[What you should do] Everything in the data should be repeated exactly, save for the images.
..............................
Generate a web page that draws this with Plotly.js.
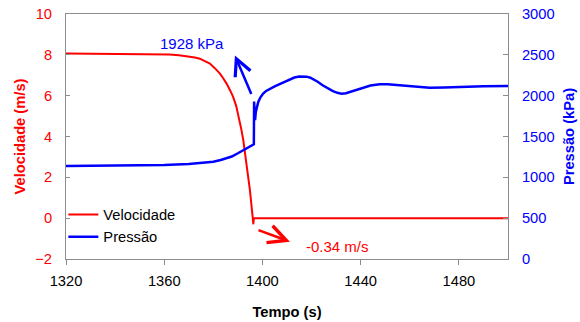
<!DOCTYPE html>
<html>
<head>
<meta charset="utf-8">
<script src="https://cdn.plot.ly/plotly-3.0.1.min.js"></script>
<style>html,body{margin:0;padding:0;background:#fff;}#chart{width:580px;height:322px;}</style>
</head>
<body>
<div id="chart"></div>
<script>
// Velocity (m/s) vs time (s)
var timeVel = [1320, 1335, 1350, 1358, 1362, 1366, 1370.5, 1372.5, 1374.5, 1376.5, 1378.6, 1380.5, 1382.7, 1384, 1385.4, 1387, 1388.1, 1389.3, 1390.5, 1391.4, 1392.2, 1393.5, 1394.9, 1396, 1396.3, 1396.5, 1450, 1500];
var velocidade = [8.07, 8.06, 8.04, 8.03, 8.02, 7.98, 7.92, 7.87, 7.81, 7.71, 7.57, 7.36, 7.08, 6.85, 6.59, 6.22, 5.93, 5.5, 4.9, 4.35, 3.82, 2.68, 1.37, 0.07, -0.3, 0, 0, 0];

// Pressure (kPa) vs time (s)
var timePres = [1320, 1340, 1360, 1370, 1375, 1380, 1383, 1385.4, 1387.5, 1390, 1392.2, 1394.5, 1396.5, 1396.6, 1397, 1397.3, 1397.7, 1398.3, 1399.2, 1400.3, 1401.5, 1403, 1405, 1407, 1409, 1411.2, 1413, 1415, 1416.6, 1418, 1419.5, 1421, 1422.5, 1424.5, 1426.5, 1428.5, 1430.5, 1432.2, 1434, 1436, 1438.3, 1441, 1444, 1447.8, 1451, 1455.9, 1462, 1468.1, 1474, 1479, 1490, 1500];
var pressao = [1140, 1145, 1152, 1162, 1172, 1190, 1212, 1230, 1255, 1295, 1332, 1370, 1405, 1928, 1700, 1800, 1870, 1922, 1980, 2025, 2058, 2086, 2113, 2140, 2168, 2205, 2222, 2234, 2237, 2233, 2220, 2198, 2170, 2128, 2090, 2058, 2035, 2025, 2030, 2048, 2074, 2100, 2124, 2139, 2140, 2127, 2110, 2098, 2100, 2106, 2114, 2118];

var peakLabel = '1928 kPa';
var minLabel = '-0.34 m/s';

var FONT = 'Liberation Sans, Arial, sans-serif';
var GREY = '#8c8c8c';

var traces = [
  {x: timeVel, y: velocidade, type: 'scatter', mode: 'lines', name: 'Velocidade',
   line: {color: '#ff0000', width: 2}, yaxis: 'y', legendgroup: 'a'},
  {x: timePres, y: pressao, type: 'scatter', mode: 'lines', name: 'Pressão',
   line: {color: '#0000ff', width: 2.5}, yaxis: 'y2', legendgroup: 'b'}
];

var layout = {
  width: 580, height: 322,
  margin: {l: 66, r: 72, t: 13.5, b: 63},
  paper_bgcolor: '#fff', plot_bgcolor: '#fff',
  font: {family: FONT, size: 14.7, color: '#000'},
  showlegend: true,
  legend: {x: -0.006, y: 0.247, xanchor: 'left', yanchor: 'top', bgcolor: 'rgba(0,0,0,0)',
           borderwidth: 0, itemwidth: 30, tracegroupgap: 0, traceorder: 'grouped',
           font: {family: FONT, size: 14.7, color: '#000'}},
  xaxis: {range: [1320, 1500], dtick: 40, tick0: 1320, showgrid: false, zeroline: false,
          showline: true, linecolor: GREY, linewidth: 1, mirror: true,
          ticks: 'outside', ticklen: 5, tickcolor: GREY, ticklabelstandoff: 3,
          tickfont: {family: FONT, size: 14.7, color: '#000'},
          title: {text: 'Tempo (s)', font: {family: FONT, size: 14.7, color: '#000', weight: 'bold'}, standoff: 19}},
  yaxis: {range: [-2, 10], dtick: 2, showgrid: false, zeroline: false,
          showline: true, linecolor: GREY, linewidth: 1,
          ticks: 'inside', ticklen: 4, tickcolor: GREY, ticklabelstandoff: 10,
          tickfont: {family: FONT, size: 14.7, color: '#ff0000'},
          title: {text: 'Velocidade (m/s)', font: {family: FONT, size: 14.7, color: '#ff0000', weight: 'bold'}, standoff: 6}},
  yaxis2: {range: [0, 3000], dtick: 500, overlaying: 'y', side: 'right', showgrid: false, zeroline: false,
           showline: true, linecolor: GREY, linewidth: 1,
           ticks: 'inside', ticklen: 5, tickcolor: GREY, ticklabelstandoff: 10,
           tickfont: {family: FONT, size: 14.7, color: '#0000ff'},
           title: {text: 'Pressão (kPa)', font: {family: FONT, size: 14.7, color: '#0000ff', weight: 'bold'}, standoff: 10}},
  annotations: [
    {x: 1388.8, y: 7.97, xref: 'x', yref: 'y', text: '', showarrow: true, ax: 17, ay: 40,
     arrowcolor: '#0000ff', arrowwidth: 2.5, arrowhead: 5, arrowsize: 1.3, standoff: 0},
    {x: 1411.2, y: -1.15, xref: 'x', yref: 'y', text: '', showarrow: true, ax: -33, ay: -12,
     arrowcolor: '#ff0000', arrowwidth: 2.5, arrowhead: 5, arrowsize: 1.4, standoff: 0},
    {x: 1371.5, y: 8.54, xref: 'x', yref: 'y', text: peakLabel, showarrow: false,
     font: {family: FONT, size: 15, color: '#0000ff'}},
    {x: 1430.7, y: -1.39, xref: 'x', yref: 'y', text: minLabel, showarrow: false,
     font: {family: FONT, size: 15, color: '#ff0000'}}
  ]
};

Plotly.newPlot('chart', traces, layout, {displayModeBar: false, staticPlot: true});
</script>
</body>
</html>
..............................
[Solution to the problem]
Generate a web page that draws this with Plotly.js.
<!DOCTYPE html>
<html>
<head>
<meta charset="utf-8">
<script src="https://cdn.plot.ly/plotly-3.0.1.min.js"></script>
<style>html,body{margin:0;padding:0;background:#fff;}#chart{width:580px;height:322px;}</style>
</head>
<body>
<div id="chart"></div>
<script>
// Velocity (m/s) vs time (s)
var timeVel = [1320, 1335, 1350, 1358, 1362, 1366, 1370.5, 1372.5, 1374.5, 1376.5, 1378.6, 1380.5, 1382.7, 1384, 1385.4, 1387, 1388.1, 1389.3, 1390.5, 1391.4, 1392.2, 1393.5, 1394.9, 1396, 1396.3, 1396.5, 1450, 1500];
var velocidade = [8.07, 8.06, 8.04, 8.03, 8.02, 7.98, 7.92, 7.87, 7.81, 7.71, 7.57, 7.36, 7.08, 6.85, 6.59, 6.22, 5.93, 5.5, 4.9, 4.35, 3.82, 2.68, 1.37, 0.07, -0.3, 0, 0, 0];

// Pressure (kPa) vs time (s)
var timePres = [1320, 1340, 1360, 1370, 1375, 1380, 1383, 1385.4, 1387.5, 1390, 1392.2, 1394.5, 1396.5, 1396.6, 1397, 1397.3, 1397.7, 1398.3, 1399.2, 1400.3, 1401.5, 1403, 1405, 1407, 1409, 1411.2, 1413, 1415, 1416.6, 1418, 1419.5, 1421, 1422.5, 1424.5, 1426.5, 1428.5, 1430.5, 1432.2, 1434, 1436, 1438.3, 1441, 1444, 1447.8, 1451, 1455.9, 1462, 1468.1, 1474, 1479, 1490, 1500];
var pressao = [1140, 1145, 1152, 1162, 1172, 1190, 1212, 1230, 1255, 1295, 1332, 1370, 1405, 1928, 1700, 1800, 1870, 1922, 1980, 2025, 2058, 2086, 2113, 2140, 2168, 2205, 2222, 2234, 2237, 2233, 2220, 2198, 2170, 2128, 2090, 2058, 2035, 2025, 2030, 2048, 2074, 2100, 2124, 2139, 2140, 2127, 2110, 2098, 2100, 2106, 2114, 2118];

var peakLabel = '1928 kPa';
var minLabel = '-0.34 m/s';

var FONT = 'Liberation Sans, Arial, sans-serif';
var GREY = '#8c8c8c';

var traces = [
  {x: timeVel, y: velocidade, type: 'scatter', mode: 'lines', name: 'Velocidade',
   line: {color: '#ff0000', width: 2}, yaxis: 'y', legendgroup: 'a'},
  {x: timePres, y: pressao, type: 'scatter', mode: 'lines', name: 'Pressão',
   line: {color: '#0000ff', width: 2.5}, yaxis: 'y2', legendgroup: 'b'}
];

var layout = {
  width: 580, height: 322,
  margin: {l: 66, r: 72, t: 13.5, b: 63},
  paper_bgcolor: '#fff', plot_bgcolor: '#fff',
  font: {family: FONT, size: 14.7, color: '#000'},
  showlegend: true,
  legend: {x: -0.006, y: 0.247, xanchor: 'left', yanchor: 'top', bgcolor: 'rgba(0,0,0,0)',
           borderwidth: 0, itemwidth: 30, tracegroupgap: 0, traceorder: 'grouped',
           font: {family: FONT, size: 14.7, color: '#000'}},
  xaxis: {range: [1320, 1500], dtick: 40, tick0: 1320, showgrid: false, zeroline: false,
          showline: true, linecolor: GREY, linewidth: 1, mirror: true,
          ticks: 'outside', ticklen: 5, tickcolor: GREY, ticklabelstandoff: 3,
          tickfont: {family: FONT, size: 14.7, color: '#000'},
          title: {text: 'Tempo (s)', font: {family: FONT, size: 14.7, color: '#000', weight: 'bold'}, standoff: 19}},
  yaxis: {range: [-2, 10], dtick: 2, showgrid: false, zeroline: false,
          showline: true, linecolor: GREY, linewidth: 1,
          ticks: 'inside', ticklen: 4, tickcolor: GREY, ticklabelstandoff: 10,
          tickfont: {family: FONT, size: 14.7, color: '#ff0000'},
          title: {text: 'Velocidade (m/s)', font: {family: FONT, size: 14.7, color: '#ff0000', weight: 'bold'}, standoff: 6}},
  yaxis2: {range: [0, 3000], dtick: 500, overlaying: 'y', side: 'right', showgrid: false, zeroline: false,
           showline: true, linecolor: GREY, linewidth: 1,
           ticks: 'inside', ticklen: 5, tickcolor: GREY, ticklabelstandoff: 10,
           tickfont: {family: FONT, size: 14.7, color: '#0000ff'},
           title: {text: 'Pressão (kPa)', font: {family: FONT, size: 14.7, color: '#0000ff', weight: 'bold'}, standoff: 10}},
  annotations: [
    {x: 1388.8, y: 7.97, xref: 'x', yref: 'y', text: '', showarrow: true, ax: 17, ay: 40,
     arrowcolor: '#0000ff', arrowwidth: 2.5, arrowhead: 5, arrowsize: 1.3, standoff: 0},
    {x: 1411.2, y: -1.15, xref: 'x', yref: 'y', text: '', showarrow: true, ax: -33, ay: -12,
     arrowcolor: '#ff0000', arrowwidth: 2.5, arrowhead: 5, arrowsize: 1.4, standoff: 0},
    {x: 1371.5, y: 8.54, xref: 'x', yref: 'y', text: peakLabel, showarrow: false,
     font: {family: FONT, size: 15, color: '#0000ff'}},
    {x: 1430.7, y: -1.39, xref: 'x', yref: 'y', text: minLabel, showarrow: false,
     font: {family: FONT, size: 15, color: '#ff0000'}}
  ]
};

Plotly.newPlot('chart', traces, layout, {displayModeBar: false, staticPlot: true});
</script>
</body>
</html>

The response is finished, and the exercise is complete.